In a team, they are the person whose contribution arrives looking effortless and is, on inspection, the result of a kind of attention most colleagues did not realize was being deployed. The taste they bring is rarely something they explain. It is a felt thing.
Their career failure mode is one specific kind of self-erasure: the chronic undercharging, under-promoting, under-platforming that comes from a deep ambivalence about being visible in markets the Adventurer doesn't actually believe in. Many Adventurers spend decades doing work that would, with modest visibility, command much higher prices, and instead do it for almost nothing because the act of asking what it is worth runs against their grain. Repairing this gap, gently, is the slow work of many an Adventurer's middle decades.
Growth note
The Adventurer can practice the unfamiliar discipline of letting the work be seen. Not all of it. Not constantly. But more than the current default, in small specific increments. Show one specific piece to one specific person you trust. Then a month later, another. The practice is teaching a part of the Adventurer that has been over-protective of the work that some sharing makes the work more itself, not less.

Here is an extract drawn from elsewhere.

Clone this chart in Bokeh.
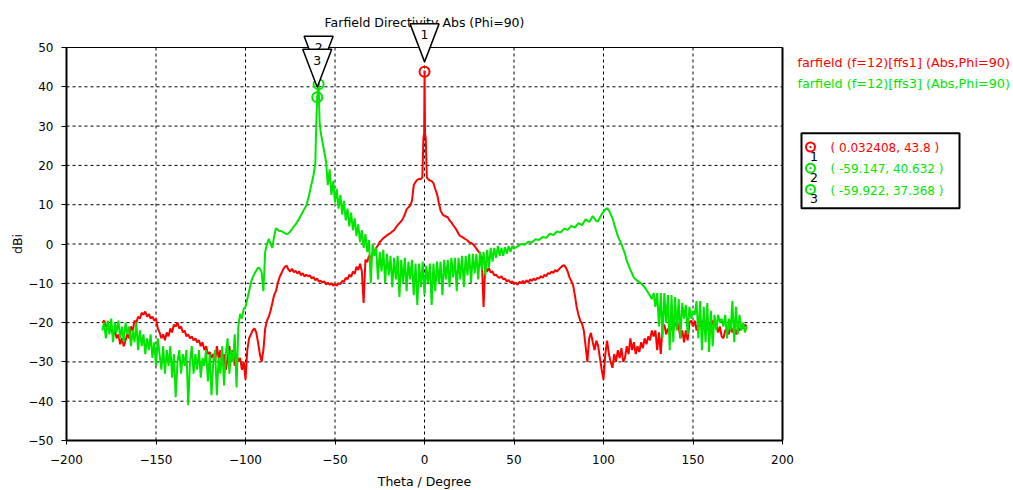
import math
from bokeh.plotting import figure
from bokeh.models import Range1d, FixedTicker, ColumnDataSource
from bokeh.core.properties import value
from bokeh.embed import file_html
from bokeh.resources import INLINE

# ---------------- data ----------------
title_text = "Farfield Directivity Abs (Phi=90)"
x_label = "Theta / Degree"
y_label = "dBi"
series_names = ["farfield (f=12)[ffs1] (Abs,Phi=90)", "farfield (f=12)[ffs3] (Abs,Phi=90)"]
x_ticks = [-200, -150, -100, -50, 0, 50, 100, 150, 200]
y_ticks = [-50, -40, -30, -20, -10, 0, 10, 20, 30, 40, 50]

# ffs1 (red)
red_theta = list(range(-180, -1)) + [-1.2, -0.6, -0.2, 0.032408, 0.3, 0.7, 1.3] + list(range(2, 181))
red_dbi = [
    -20, -19.5, -21, -20.5, -22, -21.5, -23, -22, -24, -23,            # -180..-171
    -25.5, -24, -26, -24.5, -23, -24, -21, -22, -19.5, -20,            # -170..-161
    -18.5, -19, -17.5, -18, -17.2, -18.5, -17.8, -19, -18.5, -19.5,    # -160..-151
    -19, -21.5, -22.5, -24, -23, -24.5, -22.5, -23.5, -21.5, -22.5,    # -150..-141
    -20.5, -21, -20, -21.5, -21, -22.5, -22, -23.5, -23, -24,          # -140..-131
    -23.5, -24.5, -24, -25, -24.5, -26, -25, -27, -26, -28,            # -130..-121
    -27.5, -29, -28, -30, -26, -29, -27, -31, -28, -32,                # -120..-111
    -29, -26, -30, -27, -31, -28, -30, -29, -32, -30,                  # -110..-101
    -34.5, -27, -24, -23, -22, -21.5, -22.5, -25, -28, -30,            # -100..-91
    -27, -21.5, -19.5, -18.5, -17, -15, -13, -12, -10, -8.5,           # -90..-81
    -7.5, -6.5, -5.8, -5.5, -6.5, -7, -6.3, -7.2, -6.8, -7.5,          # -80..-71
    -7, -8, -7.4, -8.3, -7.8, -8.2, -8, -8.8, -8.4, -9.2,              # -70..-61
    -8.8, -9.6, -9.3, -9.8, -9.5, -10.3, -9.8, -10.4, -10, -10.6,      # -60..-51
    -10.2, -10.6, -10, -10.2, -9.4, -9.6, -8.6, -9, -7.8, -8.4,        # -50..-41
    -7, -7.6, -5.8, -6.6, -5, -7, -15, -4, -4.6, -3,                   # -40..-31
    -3.5, -2.5, -2, -1, -0.3, 0.5, 1, 1.5, 1.8, 2.2,                   # -30..-21
    2.5, 2.8, 3.2, 3.5, 4.2, 4.8, 5.3, 5.8, 6.5, 7.5,                  # -20..-11
    8.8, 9.3, 9.8, 11, 15, 15.8, 16.3, 16.6, 16.5,                     # -10..-2
    17, 27, 28, 43.8, 28, 27, 17,                                      # main lobe
    16.5, 16.2, 16, 15.5, 14, 12.7, 10.5, 8.5, 7.6, 7.2,               # 2..11
    7, 6.8, 6, 5.5, 4.8, 4.2, 3.5, 2.6, 2, 1.8,                        # 12..21
    1.5, 1.2, 0.9, 0.4, 0.3, 0, -0.5, -1.2, -1.8, -2.5,                # 22..31
    -4, -16, -5, -7, -6.2, -7.2, -7, -8, -7.8, -8.4,                   # 32..41
    -8.6, -8.2, -9, -8.8, -9.5, -9.2, -9.8, -9.5, -10.2, -9.8,         # 42..51
    -10.4, -9.6, -10, -9.4, -10, -9.2, -9.8, -9, -9.4, -8.8,           # 52..61
    -9.2, -8.6, -8.8, -8.2, -8.6, -7.8, -8.2, -7.4, -7.6, -7,          # 62..71
    -7.4, -6.6, -7, -6.5, -6, -5.6, -5.4, -6, -7, -8.5,                # 72..81
    -9.4, -10.5, -13, -16, -18, -19.5, -20.3, -22, -26, -30,           # 82..91
    -24, -22.6, -25, -27, -24.6, -26, -29, -32, -34.5, -28,            # 92..101
    -24.6, -28, -30, -31.5, -28, -30, -27, -29, -26.5, -30,            # 102..111
    -29, -26, -28, -24, -27, -25, -28, -26, -27.5, -25,                # 112..121
    -26.5, -24, -25.5, -23.5, -24.5, -22, -23.5, -22, -27, -22.5,      # 122..131
    -28, -21, -20.5, -23, -21.5, -23, -21, -22, -20.5, -20,            # 132..141
    -21, -24, -22, -25, -22, -24.5, -20, -19.5, -21, -19.5,            # 142..151
    -22, -20, -21, -19.5, -21.5, -20.5, -22, -20, -21, -19.5,          # 152..161
    -21, -20.5, -22.5, -21, -23.5, -24, -22, -21.5, -23, -21,          # 162..171
    -22.5, -21, -23, -21.5, -22, -20.5, -21.5, -20.5, -21,             # 172..180
]

# ffs3 (green)
green_theta = (list(range(-180, -60)) + [-60.5, -59.922, -59.147, -58.6, -58] + list(range(-57, 51))
               + [52, 54, 56, 58, 60, 62, 64, 66, 68, 70, 72, 74, 76, 78, 80, 82, 84, 86, 88, 90,
                  92, 94, 96, 97, 99, 101, 102, 103, 104, 105, 106, 107, 108, 109, 110, 112, 113,
                  115, 117, 119, 121, 123, 125, 127]
               + list(range(128, 181)))
green_dbi = [
    -22, -20, -24, -19.5, -23, -19, -25, -20, -22.5, -19.5,            # -180..-171
    -24, -21, -25, -20, -23, -21, -26, -22, -25, -20,                  # -170..-161
    -27, -22, -26, -23, -28, -24, -27, -23, -29, -25,                  # -160..-151
    -31, -24, -28, -32, -26, -33, -27, -31, -26, -34,                  # -150..-141
    -28, -39, -30, -27, -33, -28, -31, -27, -41, -30,                  # -140..-131
    -26, -33, -28, -32, -27, -34, -29, -31, -27, -35,                  # -130..-121
    -28, -38.5, -30, -27, -38.5, -29, -33, -26, -36, -28,              # -120..-111
    -24, -33, -27, -30, -23, -36.5, -21, -17.8, -19, -16.5,            # -110..-101
    -16, -14, -12, -10, -8.5, -7.6, -6.8, -6, -6.2, -7.2,              # -100..-91
    -12, -2, 0, 1.3, 0, -1, 2, 4, 3.6, 3.3,                            # -90..-81
    3.3, 3, 2.8, 2.5, 2.7, 3.2, 3.8, 4.5, 5, 5.7,                      # -80..-71
    6.5, 7.3, 8.2, 9, 9.8, 11.5, 13.5, 15.5, 17.5, 20.5,               # -70..-61
    30, 37.368, 40.632, 31, 28.5,                                      # main lobe
    26, 23.5, 21, 15, 19, 12.5, 16, 10.5, 14, 9,                       # -57..-48
    12.5, 7.5, 11, 6, 9, 4.5, 8, 3.5, 6.5, 2,                          # -47..-38
    5, 0.5, 3.5, -1, 2.5, -2, 1, -10, 0, -3,                           # -37..-28
    -1, -9, -2, -7, -1.5, -10, -2.5, -8, -3, -11,                      # -27..-18
    -3.5, -9, -3, -13.5, -4, -10, -3.5, -12, -4.5, -9,                 # -17..-8
    -4, -13, -5, -15.5, -5, -11, -4.5, -13, -5.5, -10,                 # -7..2
    -5, -15.5, -5, -12, -4.5, -10, -4.5, -13, -4, -9,                  # 3..12
    -4, -11, -3.5, -8.5, -3.5, -12, -3.5, -9, -3, -11,                 # 13..22
    -3, -8, -2.5, -10, -2.5, -7.5, -2.5, -9, -2, -6.5,                 # 23..32
    -2, -8, -1.5, -6, -1, -4.5, -1, -3.5, -0.5, -3,                    # 33..42
    -1, -3, -0.8, -2.5, -0.5, -2, -0.5, -1.2,                          # 43..50
    -0.6, 0, -0.2, 0.6, 0.4, 1.2, 1, 1.8, 1.6, 2.6, 2.3, 3.2, 2.9, 3.9, 3.6, 4.6, 4.2, 5.3,
    4.8, 6.3, 5.6, 7.1, 5.8, 5.8, 7.6, 8.8, 9.1, 8.6, 7.6, 6.6, 5, 3.5, 2, 1, 0, -2.5, -4.3,
    -6.5, -8.6, -9.4, -10, -11, -12.4, -14,                            # 52..127
    -12.5, -16, -12.5, -21, -12.5, -24, -12.5, -20, -13, -27,          # 128..137
    -13, -25, -13.5, -22, -14, -24, -15, -19, -15.5, -23,              # 138..147
    -16, -19, -17, -18, -14.5, -24, -14.5, -27, -16, -25,              # 148..157
    -15, -27.5, -17, -26, -18, -22, -18, -20, -19, -21,                # 158..167
    -18, -24, -19, -22, -14.5, -25, -16, -23, -18, -22,                # 168..177
    -20, -22.5, -21,                                                   # 178..180
]

marker_ids = ["1", "2", "3"]
marker_theta = [0.032408, -59.147, -59.922]
marker_dbi = [43.8, 40.632, 37.368]
marker_series = [0, 1, 1]

# ---------------- style / layout ----------------
RED = "#ff0000"
GREEN = "#00e600"
COLORS = [RED, GREEN]
FONT = "DejaVu Sans"

W, H = 1013, 490
FL, FR, FT, FB = 66, 782, 47, 440   # pixel positions of x=-200, x=200, y=50, y=-50


def xd(px):
    return -200 + (px - FL) * 400.0 / (FR - FL)


def yd(py):
    return 50 - (py - FT) * 100.0 / (FB - FT)


DX = 400.0 / (FR - FL)
DY = 100.0 / (FB - FT)
XMIN, XMAX = x_ticks[0], x_ticks[-1]
YMIN, YMAX = y_ticks[0], y_ticks[-1]

# the frame covers the whole canvas; the axes are pinned to the plot box so the
# marker flags, title, legend and marker table can be drawn around it
p = figure(width=W, height=H, title=None,
           x_range=Range1d(xd(0), xd(W)), y_range=Range1d(yd(H), yd(0)),
           output_backend="svg", toolbar_location=None,
           min_border_left=0, min_border_right=0, min_border_top=0, min_border_bottom=0)
p.background_fill_color = "white"
p.border_fill_color = "white"
p.outline_line_color = None
p.xgrid.visible = False
p.ygrid.visible = False

p.xaxis.ticker = FixedTicker(ticks=x_ticks)
p.yaxis.ticker = FixedTicker(ticks=y_ticks)
p.xaxis.bounds = (XMIN, XMAX)
p.yaxis.bounds = (YMIN, YMAX)
p.xaxis.fixed_location = YMIN
p.yaxis.fixed_location = XMIN
for ax in (p.xaxis[0], p.yaxis[0]):
    ax.major_label_text_font = FONT
    ax.major_label_text_font_size = "12px"
    ax.major_label_text_color = "black"
    ax.axis_line_color = "black"
    ax.axis_line_width = 2
    ax.major_tick_line_color = "black"
    ax.minor_tick_line_color = None
    ax.major_tick_in = 0
p.xaxis.major_tick_out = 4
p.xaxis.major_label_standoff = 10
p.yaxis.major_tick_out = 5
p.yaxis.major_label_standoff = 8

# dotted grid
p.segment(x0=x_ticks, y0=[YMIN] * len(x_ticks), x1=x_ticks, y1=[YMAX] * len(x_ticks),
          line_color="black", line_width=1, line_dash="3 3")
p.segment(x0=[XMIN] * len(y_ticks), y0=y_ticks, x1=[XMAX] * len(y_ticks), y1=y_ticks,
          line_color="black", line_width=1, line_dash="3 3")

# curves
p.line(red_theta, red_dbi, line_color=RED, line_width=2)
p.line(green_theta, green_dbi, line_color=GREEN, line_width=2)

# plot box top / right edges
p.segment(x0=[XMIN, XMAX], y0=[YMAX, YMIN], x1=[XMAX, XMAX], y1=[YMAX, YMAX],
          line_color="black", line_width=[1, 2])

# axis titles
p.text(x=[(XMIN + XMAX) / 2], y=[yd(481)], text=[x_label], text_align="center",
       text_baseline="middle", text_font=value(FONT), text_font_size=value("12.5px"),
       text_color="black")
p.text(x=[xd(17)], y=[(YMIN + YMAX) / 2], text=[y_label], angle=math.pi / 2,
       text_align="center", text_baseline="middle", text_font=value(FONT),
       text_font_size=value("12.5px"), text_color="black")

# markers on the curves
msrc = ColumnDataSource(dict(x=marker_theta, y=marker_dbi,
                             c=[COLORS[s] for s in marker_series]))
p.scatter("x", "y", source=msrc, marker="circle_dot", size=10, fill_color=None,
          line_color="c", line_width=2)

# title (under the marker flags)
p.text(x=[(XMIN + XMAX) / 2], y=[yd(22)], text=[title_text], text_align="center",
       text_baseline="middle", text_font=value(FONT), text_font_size=value("12.5px"),
       text_color="black")

# marker flags
tips = [v + 10 * DY for v in marker_dbi]
tops = [t + 38 * DY for t in tips]
half = 14.5 * DX
for mid, t, tip, top in zip(marker_ids, marker_theta, tips, tops):
    p.patch([t - half, t + half, t], [top, top, tip], fill_color="white",
            line_color="black", line_width=1.5)
    p.text(x=[t], y=[top - 11 * DY], text=[mid], text_align="center",
           text_baseline="middle", text_font=value(FONT), text_font_size=value("12.5px"),
           text_color="black")

# legend (coloured names only)
for i, name in enumerate(series_names):
    p.text(x=[xd(797)], y=[yd(61.7 + 21.6 * i)], text=[name], text_align="left",
           text_baseline="middle", text_font=value(FONT), text_font_size=value("12.8px"),
           text_color=COLORS[i])

# marker table
p.quad(left=[xd(801)], right=[xd(959)], top=[yd(132.7)], bottom=[yd(207.7)],
       fill_color="white", line_color="black", line_width=2)
rows = [146.5 + 21.2 * i for i in range(len(marker_ids))]
tcols = [COLORS[s] for s in marker_series]
p.scatter(x=[xd(810)] * len(rows), y=[yd(r) for r in rows], marker="circle_dot", size=9,
          fill_color=None, line_color=tcols, line_width=2)
p.text(x=[xd(813.5)] * len(rows), y=[yd(r + 9.5) for r in rows], text=marker_ids,
       text_align="center", text_baseline="middle", text_font=value(FONT),
       text_font_size=value("12.5px"), text_color="black")
p.text(x=[xd(830)] * len(rows), y=[yd(r + 1.2) for r in rows],
       text=[f"( {t}, {v} )" for t, v in zip(marker_theta, marker_dbi)],
       text_align="left", text_baseline="middle", text_font=value(FONT),
       text_font_size=value("12px"), text_color=tcols)

open("out.html", "w").write(file_html(p, INLINE))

Once a month, identify one specific small request — for a price, a recognition, a position the Adventurer has been silently due — and make it explicit. The discomfort is the practice. Most Adventurers discover, slowly, that the world responds to clear asks far better than to silent expectation.
Find, deliberately, one or two other people whose frequencies overlap. This is harder than it sounds. It is also, in the long arc of an Adventurer's life, the most important thing. Most of the loneliness absorbed could be quietly de-amortized by these specific relationships, given time.